White Noise by De Lillo
White Noise by De Lillo could well be considered a fertile testing ground of modern and post-modern hypotheses and theories of Philosophy of Technology, which may be of recent origin but trace their roots to the days of Plato and Aristotle.
Donna Haraway uses the term ‘Cyborg’ to define human-machine identity. According to Haraway ‘oppositional consciousness’ is compatible with cyborg politics, because rather than identity it stresses how affinity comes as a result of ‘otherness, differences, and specificity’. Haraway’s ideal “cyborg world consists of people living together unafraid of their joint kinship with animals and machines.”
The novel deals extensively with fears of different kinds, from that of authority to even the fear of self, to the ultimate fear, the fear of death. De Lillo’s characters appear to be fighting death throughout the novel with pills, or by sitting in a cage with a poisonous snake or by thinking over it deeply during class-room lectures on dead celebrities like Hitler and Elvis.
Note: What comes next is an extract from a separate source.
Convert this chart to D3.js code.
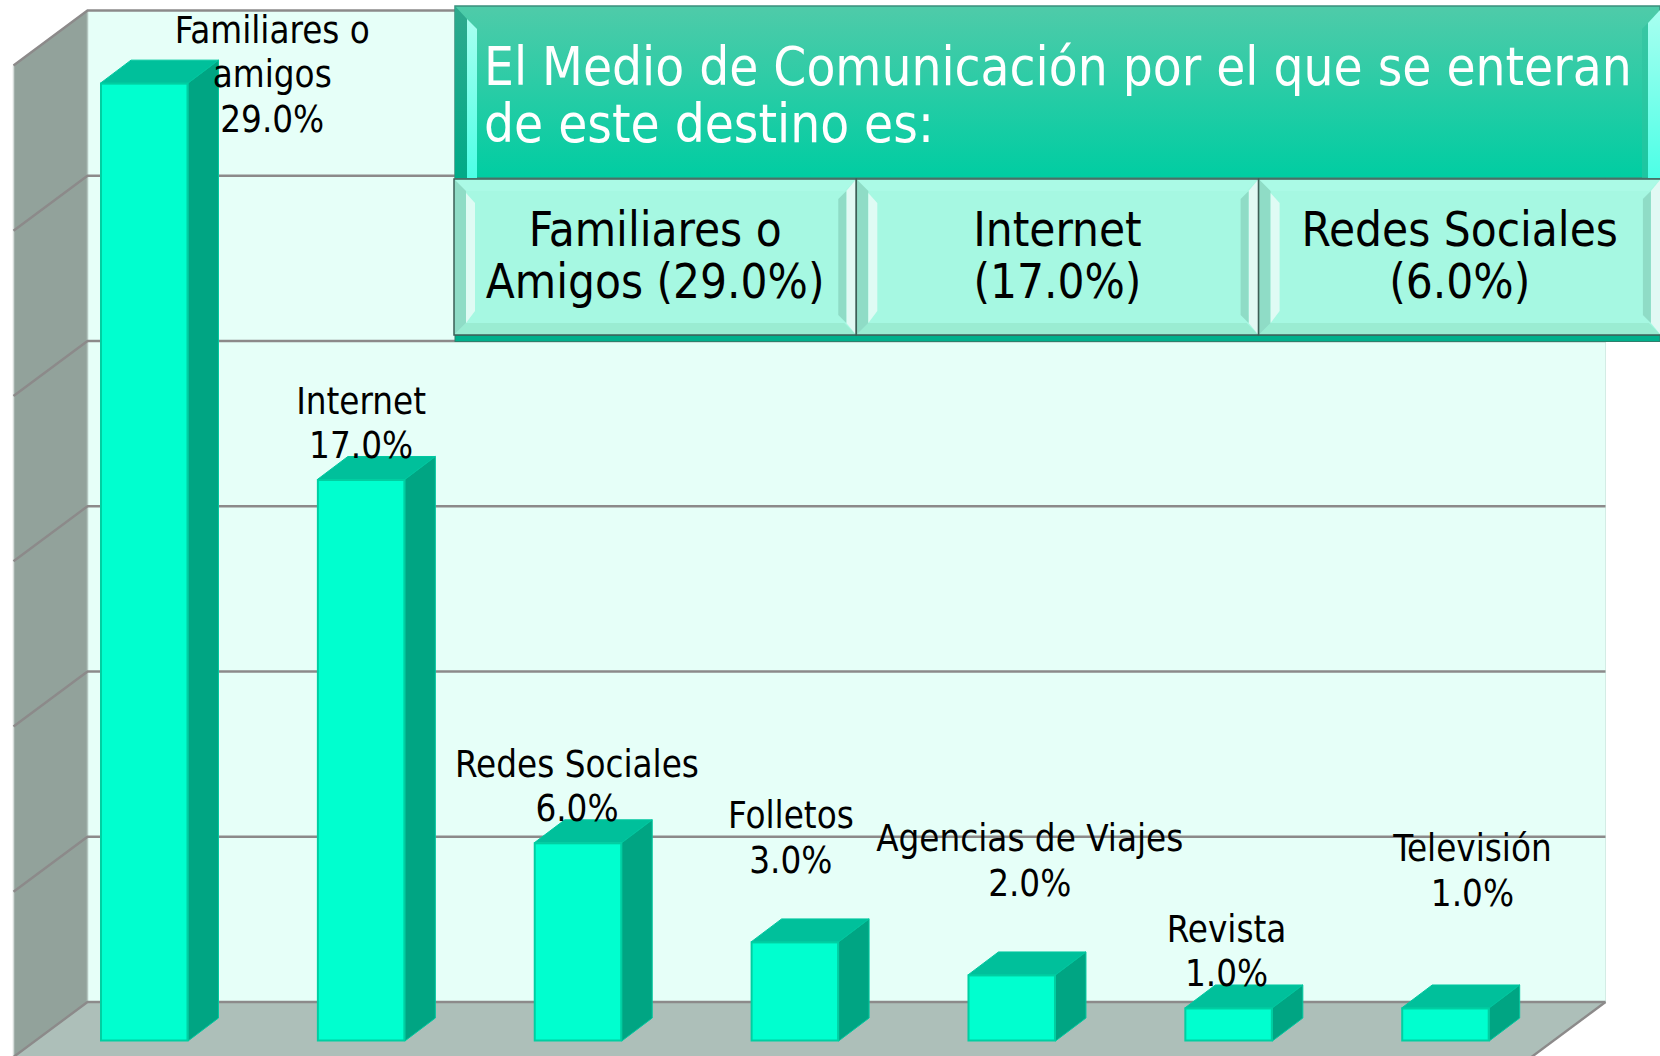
<!DOCTYPE html>
<html><head><meta charset="utf-8">
<script src="https://cdn.jsdelivr.net/npm/d3@7"></script>
<style>html,body{margin:0;padding:0;background:#fff;overflow:hidden}svg{display:block}
text{font-family:"DejaVu Sans",sans-serif;font-stretch:condensed}</style></head><body>
<script>
const categories=[["Familiares o","amigos"],["Internet"],["Redes Sociales"],["Folletos"],["Agencias de Viajes"],["Revista"],["Televisión"]];
const values=[29,17,6,3,2,1,1];
const gridTicks=[0,5,10,15,20,25,30];
const titleLines=["El Medio de Comunicación por el que se enteran","de este destino es:"];
const tableCells=[["Familiares o","Amigos (29.0%)"],["Internet","(17.0%)"],["Redes Sociales","(6.0%)"]];
// layout of the data labels relative to each bar
const labelDx=[128,0,-1,-4,18,-2,27];
const labelDy=[49,-21,-21.5,-69,-79,-21.5,-102];

const W=1660,H=1056;
const svg=d3.select("body").append("svg").attr("width",W).attr("height",H);
const defs=svg.append("defs");
const tg=defs.append("linearGradient").attr("id","tg").attr("x1",0).attr("y1",0).attr("x2",0).attr("y2",1);
tg.append("stop").attr("offset",0).attr("stop-color","#4fcba9");
tg.append("stop").attr("offset",1).attr("stop-color","#00cda2");
const lg=defs.append("linearGradient").attr("id","lg").attr("x1",0).attr("y1",0).attr("x2",0).attr("y2",1);
lg.append("stop").attr("offset",0).attr("stop-color","#a8fff0");
lg.append("stop").attr("offset",1).attr("stop-color","#4dffe6");
const dg=defs.append("linearGradient").attr("id","dg").attr("x1",0).attr("y1",0).attr("x2",0).attr("y2",1);
dg.append("stop").attr("offset",0).attr("stop-color","#2fa98e");
dg.append("stop").attr("offset",1).attr("stop-color","#00ab88");

const wallX0=87.5,wallX1=1605.5,depthX=-74,depthY=55;
const yWall=d3.scaleLinear().domain([0,30]).range([1002,10.5]);
const yBar=d3.scaleLinear().domain([0,30]).range([1041,50.1]);
const x=d3.scaleBand().domain(d3.range(values.length)).range([100.5,1489.2]).paddingInner(0.5966).paddingOuter(0);
const bw=x.bandwidth(),bdx=30.5,bdy=-23;
const pts=a=>a.map(p=>p.join(",")).join(" ");

// walls
svg.append("rect").attr("x",wallX0).attr("y",yWall(30)).attr("width",wallX1-wallX0).attr("height",yWall(0)-yWall(30)).attr("fill","#e6fff8").attr("stroke","#d4ece5").attr("stroke-width",1);
svg.append("polygon").attr("points",pts([[wallX0,yWall(30)],[wallX0+depthX,yWall(30)+depthY],[wallX0+depthX,H+2],[wallX0,yWall(0)]])).attr("fill","#92a29b");
svg.append("polygon").attr("points",pts([[wallX0,yWall(0)],[wallX1,yWall(0)],[wallX1+depthX,yWall(0)+depthY],[wallX0+depthX,yWall(0)+depthY]])).attr("fill","#adbfb9");
svg.append("line").attr("x1",wallX0).attr("x2",wallX0).attr("y1",yWall(30)).attr("y2",yWall(0)).attr("stroke","#b4c6c0").attr("stroke-width",1.5);
svg.append("line").attr("x1",wallX0+depthX).attr("x2",wallX0+depthX).attr("y1",yWall(30)+depthY).attr("y2",H).attr("stroke","#d5dcd9").attr("stroke-width",1.5);

// gridlines, through the library's ticks
const g=svg.append("g").attr("stroke","#8c8a8a").attr("stroke-width",2.4).attr("fill","none");
g.selectAll("path").data(gridTicks).join("path")
 .attr("d",t=>d3.line()([[wallX0+depthX,yWall(t)+depthY],[wallX0,yWall(t)],[wallX1,yWall(t)]]));
svg.append("line").attr("x1",wallX1).attr("y1",yWall(0)).attr("x2",wallX1+depthX).attr("y2",yWall(0)+depthY).attr("stroke","#8c8a8a").attr("stroke-width",2.4);

// bars
const bars=svg.append("g").selectAll("g").data(values).join("g");
bars.append("polygon").attr("points",(v,i)=>{const l=x(i),r=l+bw,t=yBar(v);return pts([[l,t],[l+bdx,t+bdy],[r+bdx,t+bdy],[r,t]])}).attr("fill","#00c09b").attr("stroke","#00c8a0").attr("stroke-width",1);
bars.append("polygon").attr("points",(v,i)=>{const r=x(i)+bw,t=yBar(v),b=yBar(0);return pts([[r,t],[r+bdx,t+bdy],[r+bdx,b+bdy],[r,b]])}).attr("fill","#00a583").attr("stroke","#00c8a0").attr("stroke-width",1);
bars.append("rect").attr("x",(v,i)=>x(i)+.5).attr("y",v=>yBar(v)+.5).attr("width",bw-1).attr("height",v=>yBar(0)-yBar(v)-1).attr("fill","#00ffcf").attr("stroke","#00cfa2").attr("stroke-width",2);

// data labels
const lh=44.8;
const lab=svg.append("g").attr("fill","#000").attr("font-size",36.4).attr("text-anchor","middle");
values.forEach((v,i)=>{
  const lines=[...categories[i],d3.format(".1f")(v)+"%"];
  const cx=x(i)+bw/2+labelDx[i],base=yBar(v)+labelDy[i];
  lines.forEach((s,j)=>lab.append("text").attr("x",cx).attr("y",base-(lines.length-1-j)*lh).text(s));
});

// title band
const TX=455,TY=6,TB=178;
svg.append("rect").attr("x",TX).attr("y",TY).attr("width",W-TX).attr("height",TB-TY).attr("fill","url(#tg)").attr("stroke","#3a8f7c").attr("stroke-width",1.5);
svg.append("polygon").attr("points",pts([[TX,TY],[467,19],[467,TB],[TX,TB]])).attr("fill","url(#dg)");
svg.append("polygon").attr("points",pts([[467,19],[477,29],[477,TB],[467,TB]])).attr("fill","url(#lg)");
svg.append("polygon").attr("points",pts([[1660,10],[1648,23],[1648,TB],[1660,TB]])).attr("fill","url(#lg)");
svg.append("polygon").attr("points",pts([[1648,23],[1642,29],[1642,TB],[1648,TB]])).attr("fill","#2fc3a0").attr("opacity",.6);
svg.append("g").attr("fill","#fff").attr("font-size",52.6).selectAll("text").data(titleLines).join("text").attr("x",484).attr("y",(d,i)=>84.5+i*57.5).text(d=>d);

// table row
svg.append("rect").attr("x",TX).attr("y",335).attr("width",W-TX).attr("height",6.5).attr("fill","#00b08c").attr("stroke","#2f7f6c").attr("stroke-width",1);
const cw=402.3,cx0=454,cy0=179,cb=335;
tableCells.forEach((c,i)=>{
  const l=cx0+i*cw,r=l+cw;
  const gc=svg.append("g");
  gc.append("rect").attr("x",l).attr("y",cy0).attr("width",cw).attr("height",cb-cy0).attr("fill","#a6f8e2");
  gc.append("polygon").attr("points",pts([[l,cy0],[r,cy0],[r-12,cy0+12],[l+12,cy0+12]])).attr("fill","#abfae6");
  gc.append("polygon").attr("points",pts([[l,cb],[r,cb],[r-12,cb-12],[l+12,cb-12]])).attr("fill","#9aecd2");
  gc.append("polygon").attr("points",pts([[l,cy0],[l+12,cy0+12],[l+12,cb-12],[l,cb]])).attr("fill","#8fdcc6");
  gc.append("polygon").attr("points",pts([[l+12,cy0+14],[l+21,cy0+24],[l+21,cb-24],[l+12,cb-12]])).attr("fill","#dffbf4");
  gc.append("polygon").attr("points",pts([[r,cy0],[r-10,cy0+12],[r-10,cb-12],[r,cb]])).attr("fill","#e2f9f4");
  gc.append("polygon").attr("points",pts([[r-10,cy0+12],[r-18,cy0+20],[r-18,cb-20],[r-10,cb-12]])).attr("fill","#8fdcc6");
  gc.append("rect").attr("x",l).attr("y",cy0).attr("width",cw).attr("height",cb-cy0).attr("fill","none").attr("stroke","#3d5f57").attr("stroke-width",1.5);
  gc.append("g").attr("fill","#000").attr("font-size",47.2).attr("text-anchor","middle").selectAll("text").data(c).join("text").attr("x",l+cw/2).attr("y",(d,j)=>246+j*52).text(d=>d);
});
</script></body></html>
Fear of death is a prime motivator in the discovery of self or the being, even as the concept of ‘self’ or ‘being’ has evolved over thousands of years in the history of philosophy. To the philosophers like Heidegger, the whole of human existence is permeated by a tragic anxiety or anguish (Angst), induced by the sense of inevitability of death. Heidegger is ascribing to death a status beyond the mere non-existence of the individual, as he associates it with ‘nothingness’. Readers can witness a similar angst prevailing in White Noise. The basic response to the present cultural crisis can be found in the writings of all the existentialist philosophers.
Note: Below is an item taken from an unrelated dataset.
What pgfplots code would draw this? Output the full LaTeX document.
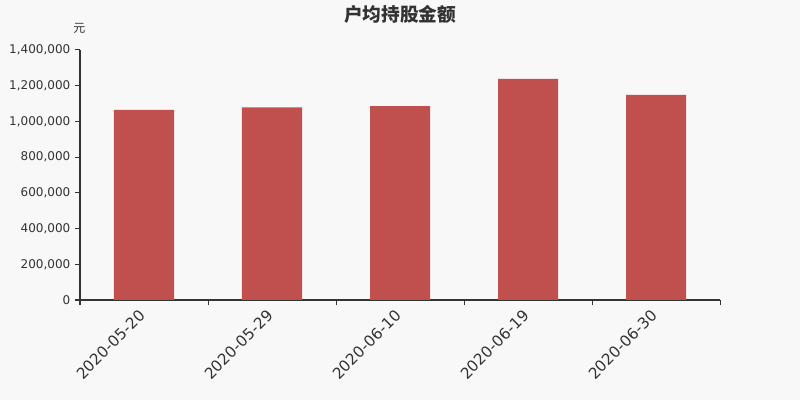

The philosophers respond to crisis of age accordingly as in the age they have lived. Therefore, Heidegger goes beyond ego-centric predicament of Descartes. He finds ‘being’ reduced to idea in Plato, Substantia and Actualitas in medieval philosophy, objectivity in modern philosophy and will to power in Nietzsche and contemporary thought.
When Bacon postulated a scientific society, where knowledge was power and the new technical inventions and mechanical discoveries were to be the driving force of history, he might not have perhaps anticipated a crisis in society necessitating a reinterpretation of philosophy. Today, this task has been taken up by the Philosophy of Technology.
This philosophy is still far from grand theories even as there are a number of very useful models with us to work on. They go on very well to complement each other. They interpret the meanings of concepts in relation to man and society. White Noise, a philosophical novel speaks of the angst and the existential dilemma of the modern man in the 20th century. Further, it takes a closer look at the breakdown of dualistic distinction between reality and imitation from the standpoint of technology.